The writing of a memoir is not an act of journalism, and while memoirs tend to be autobiographical they are by no means autobiographies. (And if they are they're autobiographies of the pathologies of their authors. Like A Million Little Pieces for instance.) Rather, memoirs are self-serving and one-sided by their very nature. No one in their right mind believes any of what happened in, say, Going Rogue and most certainly in Rousseau's Confessions were described truthfully, all that we can possibly demand of these authors is that the names and locations mentioned exist and are spelled correctly. Memoirs exist either to perpetuate a personal myth (Sarah Palin) or in Lane's case, as a defense against accusations of facilitating the collapse of an entire media company and the jobs therewith.

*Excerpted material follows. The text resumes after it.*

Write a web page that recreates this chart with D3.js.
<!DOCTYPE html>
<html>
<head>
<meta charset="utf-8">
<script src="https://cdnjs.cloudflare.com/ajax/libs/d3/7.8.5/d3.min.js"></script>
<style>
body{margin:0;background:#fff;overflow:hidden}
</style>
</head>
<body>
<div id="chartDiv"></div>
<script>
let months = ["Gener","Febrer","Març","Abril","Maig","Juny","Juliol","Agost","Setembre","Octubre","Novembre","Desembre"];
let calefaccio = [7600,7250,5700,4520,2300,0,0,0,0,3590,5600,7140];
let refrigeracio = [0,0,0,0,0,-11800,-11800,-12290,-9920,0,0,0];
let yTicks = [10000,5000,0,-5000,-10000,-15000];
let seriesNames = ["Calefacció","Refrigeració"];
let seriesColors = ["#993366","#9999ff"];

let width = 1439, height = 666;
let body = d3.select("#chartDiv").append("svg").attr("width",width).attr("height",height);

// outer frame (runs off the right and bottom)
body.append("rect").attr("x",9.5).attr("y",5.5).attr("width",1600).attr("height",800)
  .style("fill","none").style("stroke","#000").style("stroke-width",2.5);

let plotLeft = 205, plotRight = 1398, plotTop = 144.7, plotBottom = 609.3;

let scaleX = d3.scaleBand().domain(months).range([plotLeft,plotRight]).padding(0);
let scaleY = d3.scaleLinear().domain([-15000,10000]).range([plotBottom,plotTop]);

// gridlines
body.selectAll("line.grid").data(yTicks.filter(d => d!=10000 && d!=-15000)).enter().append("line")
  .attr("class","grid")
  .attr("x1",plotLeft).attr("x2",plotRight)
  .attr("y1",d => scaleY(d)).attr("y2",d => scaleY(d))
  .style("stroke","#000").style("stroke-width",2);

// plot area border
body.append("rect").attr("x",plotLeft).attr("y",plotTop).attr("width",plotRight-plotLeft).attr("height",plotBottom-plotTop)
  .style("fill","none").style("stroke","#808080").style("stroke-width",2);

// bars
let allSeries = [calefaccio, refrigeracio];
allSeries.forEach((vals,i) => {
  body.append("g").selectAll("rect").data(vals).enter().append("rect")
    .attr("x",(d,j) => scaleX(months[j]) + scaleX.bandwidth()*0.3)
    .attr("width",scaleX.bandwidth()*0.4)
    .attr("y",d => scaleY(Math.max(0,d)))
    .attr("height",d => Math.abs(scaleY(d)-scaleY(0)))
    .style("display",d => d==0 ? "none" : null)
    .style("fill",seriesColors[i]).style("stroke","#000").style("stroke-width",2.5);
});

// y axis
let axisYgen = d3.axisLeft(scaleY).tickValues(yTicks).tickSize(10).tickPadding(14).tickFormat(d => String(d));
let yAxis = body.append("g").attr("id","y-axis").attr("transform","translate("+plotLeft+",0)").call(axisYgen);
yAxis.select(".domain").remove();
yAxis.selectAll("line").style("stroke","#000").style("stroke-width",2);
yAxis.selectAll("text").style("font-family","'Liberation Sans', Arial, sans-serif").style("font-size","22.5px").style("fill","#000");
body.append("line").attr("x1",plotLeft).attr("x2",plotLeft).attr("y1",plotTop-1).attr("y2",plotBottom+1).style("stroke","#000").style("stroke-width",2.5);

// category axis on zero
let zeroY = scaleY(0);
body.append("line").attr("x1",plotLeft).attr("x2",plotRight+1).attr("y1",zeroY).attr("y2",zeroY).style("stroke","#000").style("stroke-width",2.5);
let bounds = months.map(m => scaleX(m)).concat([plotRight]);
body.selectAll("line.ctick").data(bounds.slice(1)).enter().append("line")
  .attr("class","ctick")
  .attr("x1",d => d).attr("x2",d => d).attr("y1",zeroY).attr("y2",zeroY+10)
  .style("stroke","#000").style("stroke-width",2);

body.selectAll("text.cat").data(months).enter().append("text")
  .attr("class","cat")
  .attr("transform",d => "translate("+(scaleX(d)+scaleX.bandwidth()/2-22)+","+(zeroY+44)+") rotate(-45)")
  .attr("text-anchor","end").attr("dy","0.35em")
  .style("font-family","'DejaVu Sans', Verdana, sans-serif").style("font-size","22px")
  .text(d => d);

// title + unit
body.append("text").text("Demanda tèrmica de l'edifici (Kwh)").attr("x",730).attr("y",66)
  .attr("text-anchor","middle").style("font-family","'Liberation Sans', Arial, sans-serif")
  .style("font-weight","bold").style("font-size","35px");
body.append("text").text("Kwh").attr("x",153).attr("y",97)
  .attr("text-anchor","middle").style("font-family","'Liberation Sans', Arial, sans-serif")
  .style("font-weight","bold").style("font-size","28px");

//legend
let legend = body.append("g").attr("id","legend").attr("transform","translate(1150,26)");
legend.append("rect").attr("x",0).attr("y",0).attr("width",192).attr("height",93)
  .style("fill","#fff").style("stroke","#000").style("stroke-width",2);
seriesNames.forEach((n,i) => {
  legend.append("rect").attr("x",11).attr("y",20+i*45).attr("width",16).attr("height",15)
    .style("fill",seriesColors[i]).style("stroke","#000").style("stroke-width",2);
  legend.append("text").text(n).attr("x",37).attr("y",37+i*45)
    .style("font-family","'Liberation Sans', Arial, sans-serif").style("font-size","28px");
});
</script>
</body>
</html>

The content of the excerpt has little to do with the company itself, but with an incident it had every bit to do with. It details his dealings with artist Peter Max who he'd brought on board to “paint” portraits of those most worthy of making it to the annual Trader 100 list. I remember the portraits and what a big deal the arrangement was. I had not heard of Peter Max before that point, but when I did I knew not only his name and occupation, but that he wasn't very good at his occupation. Randall confirmed for mw in the piece what I had always suspected when I saw the paintings in layout: that Max was just painting bright colors around silk-screened photos. While that much is true, people have been taken aback by Lane's view of the situation, namely his dealing with money amounts which some say are conflicting, and his portrayal of Peter Max as a greedy “businessman” whose studio is more of a factory than Andy Warhol's Factory. Damning accusations indeed and ones that tend to bloat into the ridiculous when written out in Lane's irony-free prose seemingly scrapped up from the Entourage writing room floor, but not necessarily interesting or scandalous. Almost every artist in the post-Francis Bacon world has been accused of putting commerce before aesthetics, chief among them Damien Hirst and Jeff Koons. That this route is taken in describing Max's supposed sleaze tactics of “selling rich people their photographs back to them in quadruplicate” is not as offensive as Lane's omission that the artist plainly sucks.

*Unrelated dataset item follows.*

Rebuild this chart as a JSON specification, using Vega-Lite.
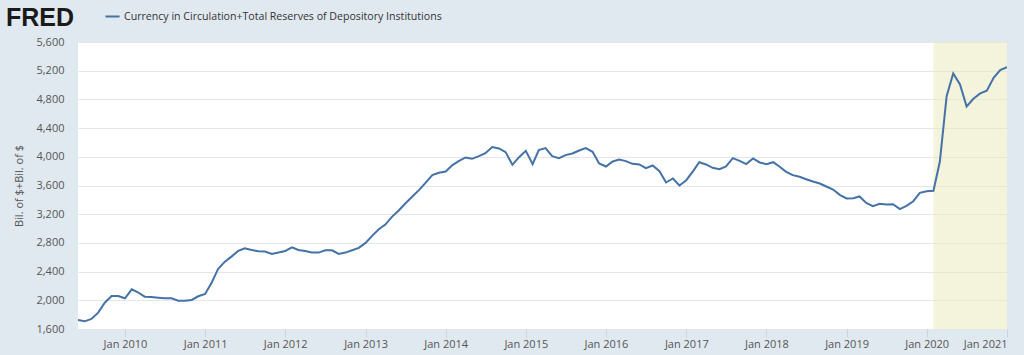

But what I feel should make people upset is not the lies of Randall Lane, but the truth. I found it only a tad amusing that Lane is now ready to admit that at the time he was dealing with Max – in February of 2008 – Doubledown was “struggling.” It's funny that, as I remember it at least, for much of that time, even after the crash later that year, we were told the opposite. Sure the company was not doing well in the sense that we might perceive it, but it would be fine, just fine, and everyone's job was safe. This, of course, was before salary cuts and layoffs. In any case, Randall seems more honest with the reader than he was with his employees, and with his prose style able to render everything intangible, those events come off as amusing anecdotes or bits of predictable narrative, the real life effects of which were conveniently glossed over. If there is to be any qualm with the excerpt, it's that.

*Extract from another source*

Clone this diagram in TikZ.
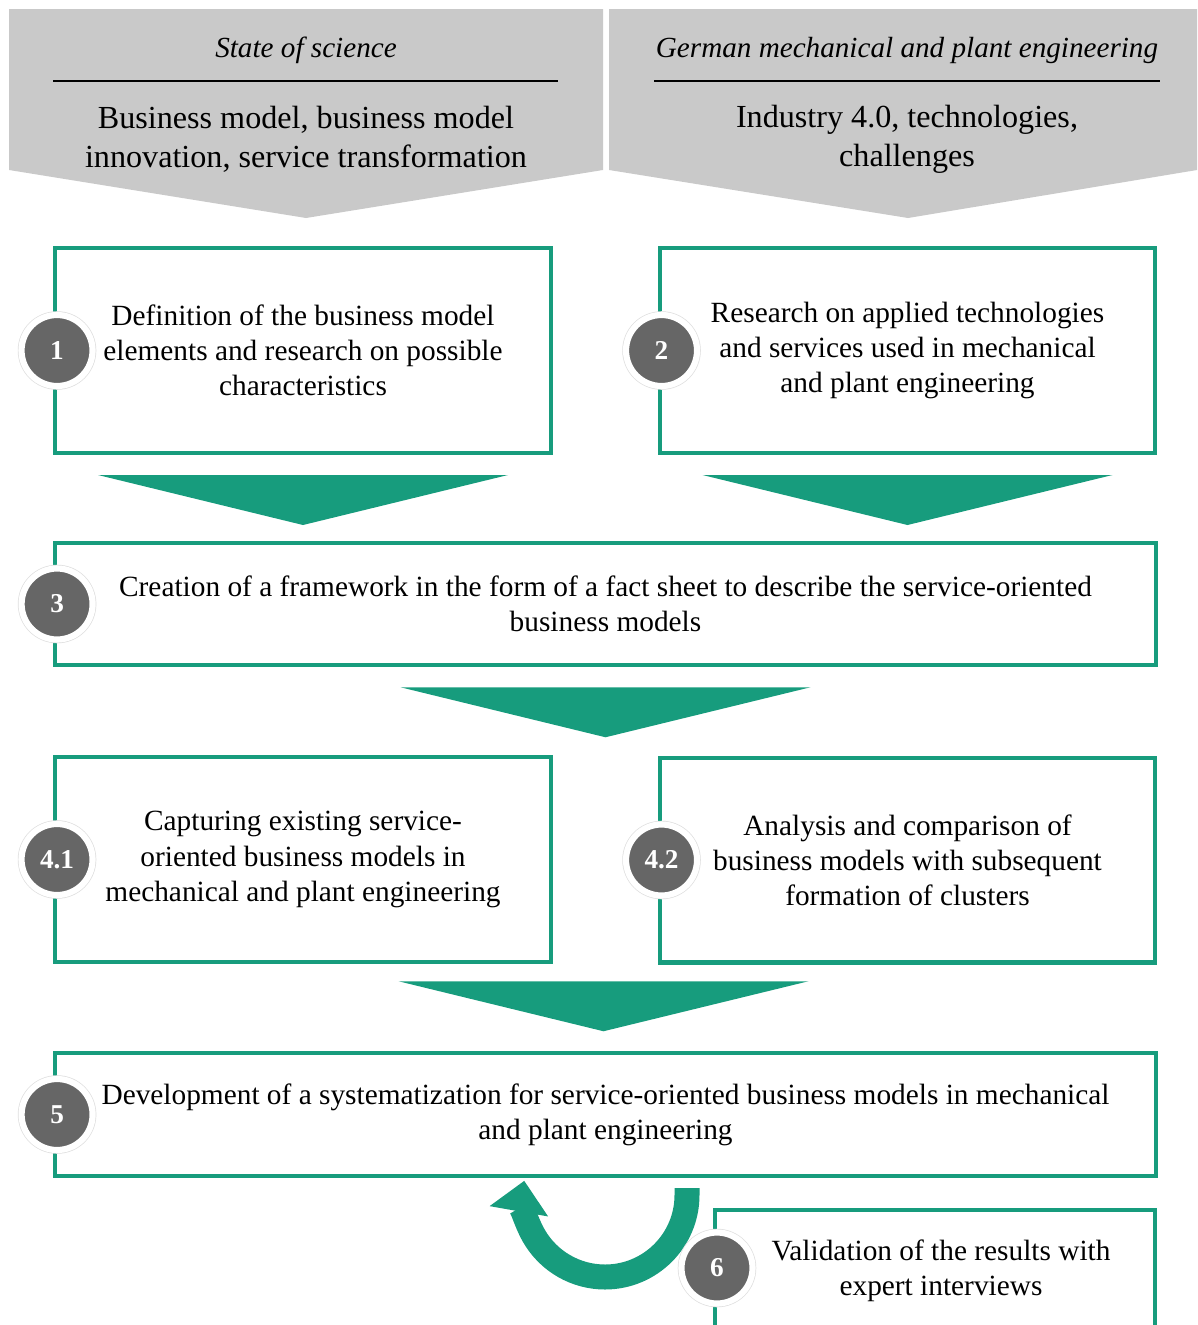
\documentclass[tikz,border=0pt]{standalone}
\usepackage{fontspec}
\setmainfont{Liberation Serif}
\usepackage{tikz}
\usetikzlibrary{arrows.meta, positioning, calc}
\definecolor{fhgreen}{HTML}{179C7D}
\definecolor{headgray}{HTML}{C9C9C9}
\definecolor{numgray}{HTML}{666666}

% green wedge below a box, #1 is its top centre
\newcommand{\chevron}[1]{\fill[chev] ($#1+(-205,0)$) -- ($#1+(205,0)$) -- ($#1+(0,50)$) -- cycle;}

\begin{document}
\begin{tikzpicture}[x=0.02cm, y=-0.02cm,
    stepbox/.style={draw=fhgreen, line width=2.3pt, fill=white, align=center, font=\fontsize{16.7}{20}\selectfont, inner sep=0pt},
    half/.style={stepbox, minimum width=9.92cm, minimum height=4.1cm},
    wide/.style={stepbox, minimum width=22.02cm, minimum height=2.45cm},
    num/.style={circle, fill=numgray, draw=white, line width=3.5pt, minimum size=1.42cm, inner sep=0pt, text=white, font=\fontsize{15.5}{15}\selectfont\bfseries, preaction={draw=black!13, line width=4.3pt}, xshift=0.08cm},
    topic/.style={font=\fontsize{16.6}{20}\selectfont\itshape},
    headtxt/.style={align=center, font=\fontsize{18.3}{22}\selectfont},
    chev/.style={fill=fhgreen}
]
\useasboundingbox (0,0) rectangle (1197,1325);

% header arrows
\fill[headgray] (9,9) -- (603,9) -- (603,170) -- (306,218) -- (9,170) -- cycle;
\fill[headgray] (609,9) -- (1197,9) -- (1197,170) -- (908,218) -- (609,170) -- cycle;
\node[topic] (sci) at (306,50) {State of science};
\node[topic] (ind) at (907,50) {German mechanical and plant engineering};
\draw[line width=1.1pt] (53,81) -- (558,81);
\draw[line width=1.1pt] (654,81) -- (1160,81);
\node[headtxt] (scitxt) at (306,139) {Business model, business model\\innovation, service transformation};
\node[headtxt] (indtxt) at (907,139) {Industry 4.0, technologies,\\challenges};

% steps
\node[half] (b1) at (303,350.5) {Definition of the business model\\elements and research on possible\\characteristics};
\node[half] (b2) at (907.5,350.5) {Research on applied technologies\\and services used in mechanical\\and plant engineering};
\node[wide] (b3) at (605.5,604) {Creation of a framework in the form of a fact sheet to describe the service-oriented\\business models};
\node[half] (b41) at (303,859.5) {Capturing existing service-\\oriented business models in\\mechanical and plant engineering};
\node[half] (b42) at (907.5,860) {Analysis and comparison of\\business models with subsequent\\formation of clusters};
\node[wide] (b5) at (605.5,1114.5) {Development of a systematization for service-oriented business models in mechanical\\and plant engineering};
\draw[fhgreen, line width=2.3pt] (715,1340) -- (715,1210) -- (1155,1210) -- (1155,1340);
\node[align=center, font=\fontsize{16.7}{20}\selectfont] (b6) at (941,1271) {Validation of the results with\\expert interviews};

% wedges between the steps
\chevron{(b1.south)+(0,20)}
\chevron{(b2.south)+(0,20)}
\chevron{(b3.south)+(0,20)}
\chevron{(b5.north)+(-2,-70)}

% loop back from the validation
\draw[fhgreen, line width=0.5cm, -{Triangle[width=1.15cm, length=0.62cm]}]
    (687,1188) -- (687,1195) arc[start angle=0, end angle=190, radius=82];

% step numbers
\node[num] (n1) at (b1.west) {1};
\node[num] (n2) at (b2.west) {2};
\node[num] (n3) at (b3.west) {3};
\node[num] (n41) at (b41.west) {4.1};
\node[num] (n42) at (b42.west) {4.2};
\node[num] (n5) at (b5.west) {5};
\node[num] (n6) at (713,1268) {6};
\end{tikzpicture}
\end{document}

This of course is only in a context that does not extend beyond the excerpt. At present I cannot talk about the rest of the book's contents and how they deflate or propel my comments here. Nor should this be construed as any kind of personal attack. Randall's not a bad guy in the grand scheme of things, he was actually quite helpful in offering me guidance in not being an idiot, though neither he nor I could have seen my abject indifference to grand scale ambition on the horizon. And there is more than enough room for fondness in regards to the memories I've collected while at Doubledown. This, however, does not change the fact that his writing style is not doing literature any favors. Of course if he's unhappy with my opinions regarding the excerpt he's more than happy to provide a free copy of his book so as to better educate me on the things I didn't know was going on at Doubledown while I worked there. As a creditor in the bankruptcy case, I believe he should have my address handy.